= DATA SECTION =
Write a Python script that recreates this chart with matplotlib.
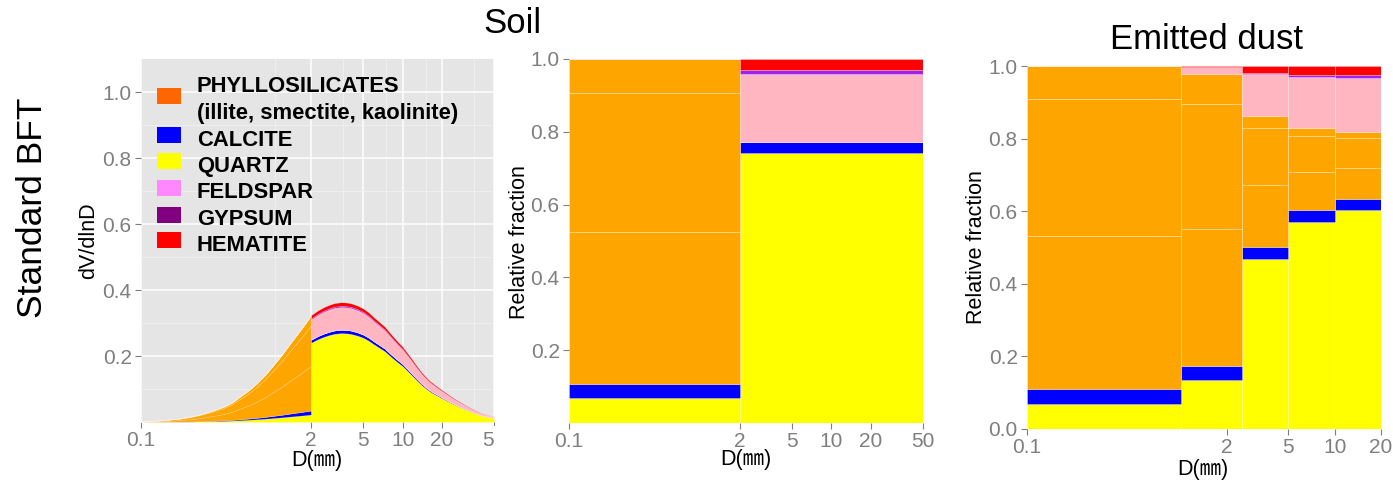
import numpy as np
import matplotlib
matplotlib.use("Agg")
import matplotlib.pyplot as plt
from matplotlib.patches import Rectangle

plt.rcParams['font.family'] = ['Liberation Sans', 'Noto Sans CJK JP', 'DejaVu Sans']

# soil size distribution dV/dlnD
diam = [0.1, 0.12, 0.15, 0.19, 0.237, 0.27, 0.3, 0.35, 0.426, 0.5, 0.57, 0.66, 0.767,
        0.9, 1.03, 1.2, 1.38, 1.55, 1.7, 1.85, 2.0,
        2.25, 2.5, 2.75, 3.0, 3.4, 3.7, 4.0, 4.5, 5.0, 5.5, 6.0, 6.6, 7.3, 8.2, 9.0,
        10, 11.5, 13, 14, 16, 18, 20, 23, 26, 30, 35, 40, 48, 50]
dvdlnd = [0.001, 0.003, 0.006, 0.010, 0.016, 0.021, 0.026, 0.034, 0.046, 0.060, 0.077,
          0.095, 0.117, 0.145, 0.173, 0.205, 0.238, 0.264, 0.285, 0.305, 0.324,
          0.338, 0.348, 0.355, 0.360, 0.363, 0.362, 0.360, 0.353, 0.344, 0.332, 0.318,
          0.304, 0.289, 0.265, 0.247, 0.228, 0.196, 0.167, 0.150, 0.126, 0.110, 0.097,
          0.080, 0.066, 0.052, 0.038, 0.027, 0.018, 0.016]

# soil mineral fractions, bins 0.1-2 and 2-50
soil_edges = [0.1, 2, 50]
soil_quartz = [0.069, 0.742]
soil_calcite = [0.038, 0.029]
soil_illite = [0.418, 0.0]
soil_smectite = [0.382, 0.0]
soil_kaolinite = [0.093, 0.0]
soil_feldspar = [0.0, 0.189]
soil_gypsum = [0.0, 0.010]
soil_hematite = [0.0, 0.030]

# emitted dust mineral fractions
dust_edges = [0.1, 1, 2.5, 5, 10, 20]
dust_quartz = [0.069, 0.135, 0.467, 0.571, 0.603]
dust_calcite = [0.040, 0.038, 0.034, 0.032, 0.030]
dust_illite = [0.422, 0.379, 0.172, 0.105, 0.087]
dust_smectite = [0.378, 0.344, 0.155, 0.098, 0.081]
dust_kaolinite = [0.091, 0.081, 0.035, 0.022, 0.016]
dust_feldspar = [0.0, 0.020, 0.114, 0.142, 0.151]
dust_gypsum = [0.0, 0.0, 0.005, 0.006, 0.007]
dust_hematite = [0.0, 0.003, 0.018, 0.024, 0.025]

fill_colors = ["#FFFF00", "#0000FF", "#FFA500", "#FFA500", "#FFA500", "#FFB6C1", "#A020F0", "#FF0000"]

legend_labels = ["PHYLLOSILICATES\n(illite, smectite, kaolinite)", "CALCITE", "QUARTZ",
                 "FELDSPAR", "GYPSUM", "HEMATITE"]
legend_colors = ["#FF6600", "#0000FF", "#FFFF00", "#FF88FF", "#800080", "#FF0000"]

soil_ticks = [0.1, 2, 5, 10, 20, 50]
dust_ticks = [0.1, 2, 5, 10, 20]

W, H = 1393, 483
GREY = "#7F7F7F"
SEAM = (1, 1, 1, 0.3)


def box(l, t, r, b):
    return [l / W, 1 - b / H, (r - l) / W, (b - t) / H]


def style(ax):
    for s in ax.spines.values():
        s.set_visible(False)
    ax.set_xscale("log")
    ax.tick_params(which="major", length=4.25, width=0.8, color=GREY,
                   labelcolor=GREY, labelsize=15, pad=2.5)
    ax.tick_params(which="minor", length=0)


fig = plt.figure(figsize=(W / 100, H / 100), dpi=100)

soil_layers = [soil_quartz, soil_calcite, soil_illite, soil_smectite, soil_kaolinite,
               soil_feldspar, soil_gypsum, soil_hematite]
dust_layers = [dust_quartz, dust_calcite, dust_illite, dust_smectite, dust_kaolinite,
               dust_feldspar, dust_gypsum, dust_hematite]

# ---- left: stacked size distribution
ax1 = fig.add_axes(box(141, 59, 494, 422))
style(ax1)
ax1.set_facecolor("#E5E5E5")
ax1.set_axisbelow(True)
d = np.array(diam)
v = np.array(dvdlnd)
for k, mask in enumerate([d <= 2, d >= 2]):
    base = np.zeros(mask.sum())
    for layer, c in zip(soil_layers, fill_colors):
        top = base + v[mask] * layer[k]
        ax1.fill_between(d[mask], base, top, facecolor=c, edgecolor=SEAM, linewidth=0.4)
        base = top
ax1.set_xlim(0.1, 50)
ax1.set_ylim(0, 1.1)
ax1.set_xticks(soil_ticks, [f"{t:g}" for t in soil_ticks])
minor_x = [1.05, 3.5, 7.5, 15, 35]
ax1.set_xticks(minor_x, [""] * len(minor_x), minor=True)
ax1.set_yticks([0.2, 0.4, 0.6, 0.8, 1.0], ["0.2", "0.4", "0.6", "0.8", "1.0"])
minor_y = [0.1, 0.3, 0.5, 0.7, 0.9]
ax1.set_yticks(minor_y, [""] * len(minor_y), minor=True)
ax1.grid(which="major", color="white", linewidth=1.1)
ax1.grid(which="minor", color="#F2F2F2", linewidth=0.5)

# hide the part of the "50" label that runs under the next panel
fig.add_artist(Rectangle((494 / W, 1 - 462 / H), 14 / W, 36 / H, transform=fig.transFigure,
                         facecolor="white", edgecolor="none", zorder=10))

# legend
baselines = [92.5, 145.5, 172, 198.5, 225, 251]
for lab, c, yb in zip(legend_labels, legend_colors, baselines):
    yc = yb - 10.5 if "\n" not in lab else 96
    fig.add_artist(Rectangle((157 / W, 1 - (yc + 8) / H), 24 / W, 16 / H,
                             transform=fig.transFigure, facecolor=c, edgecolor="none", zorder=5))
    fig.text(197 / W, 1 - yb / H, lab.split("\n")[0], fontsize=15.8, fontweight="bold",
             va="baseline", ha="left", zorder=6)
    if "\n" in lab:
        fig.text(197 / W, 1 - 119 / H, lab.split("\n")[1], fontsize=15.8, fontweight="bold",
                 va="baseline", ha="left", zorder=6)


def bars(ax, edges, layers):
    left = np.array(edges[:-1])
    width = np.diff(edges)
    base = np.zeros(len(left))
    for layer, c in zip(layers, fill_colors):
        ax.bar(left, layer, width=width, bottom=base, align="edge", color=c,
               edgecolor=SEAM, linewidth=0.6)
        base = base + np.array(layer)


# ---- middle: soil fractions
ax2 = fig.add_axes(box(569, 59, 923, 423))
style(ax2)
bars(ax2, soil_edges, soil_layers)
ax2.set_xlim(0.1, 50)
ax2.set_ylim(0, 1)
ax2.set_xticks(soil_ticks, [f"{t:g}" for t in soil_ticks])
ax2.set_xticks([], minor=True)
ax2.set_yticks([0.2, 0.4, 0.6, 0.8, 1.0], ["0.2", "0.4", "0.6", "0.8", "1.0"])

# ---- right: emitted dust fractions
ax3 = fig.add_axes(box(1027, 66, 1381, 429))
style(ax3)
bars(ax3, dust_edges, dust_layers)
ax3.set_xlim(0.1, 20)
ax3.set_ylim(0, 1)
ax3.set_xticks(dust_ticks, [f"{t:g}" for t in dust_ticks])
ax3.set_xticks([], minor=True)
ax3.set_yticks([0.0, 0.2, 0.4, 0.6, 0.8, 1.0], ["0.0", "0.2", "0.4", "0.6", "0.8", "1.0"])

# titles and axis labels
xlab = "D(㎜)"
fig.text(317 / W, 1 - 466 / H, xlab, fontsize=15.5, ha="center", va="baseline")
fig.text(746 / W, 1 - 465 / H, xlab, fontsize=15.5, ha="center", va="baseline")
fig.text(1203 / W, 1 - 475 / H, xlab, fontsize=15.5, ha="center", va="baseline")

fig.text(94 / W, 1 - 241 / H, "dV/dlnD", fontsize=15.5, rotation=90, rotation_mode="anchor",
         ha="center", va="baseline")
fig.text(525 / W, 1 - 242 / H, "Relative fraction", fontsize=15.5, rotation=90,
         rotation_mode="anchor", ha="center", va="baseline")
fig.text(982 / W, 1 - 247.5 / H, "Relative fraction", fontsize=15.5, rotation=90,
         rotation_mode="anchor", ha="center", va="baseline")

fig.text(512 / W, 1 - 33.3 / H, "Soil", fontsize=25, ha="center", va="baseline")
fig.text(1207 / W, 1 - 49.3 / H, "Emitted dust", fontsize=25, ha="center", va="baseline")
fig.text(42 / W, 1 - 207.5 / H, "Standard BFT", fontsize=25.5, rotation=90,
         rotation_mode="anchor", ha="center", va="baseline")

fig.savefig("out.png", dpi=100)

= EXERCISE OBJECTIVE =
Repeat exactly and only the lines from the start of the data above through the line that holds "plt.rcParams['font.family'] = ['Liberation", inclusive. Pictures do not belong in the copy.

= THE RESULT =
Write a Python script that recreates this chart with matplotlib.
import numpy as np
import matplotlib
matplotlib.use("Agg")
import matplotlib.pyplot as plt
from matplotlib.patches import Rectangle

plt.rcParams['font.family'] = ['Liberation Sans', 'Noto Sans CJK JP', 'DejaVu Sans']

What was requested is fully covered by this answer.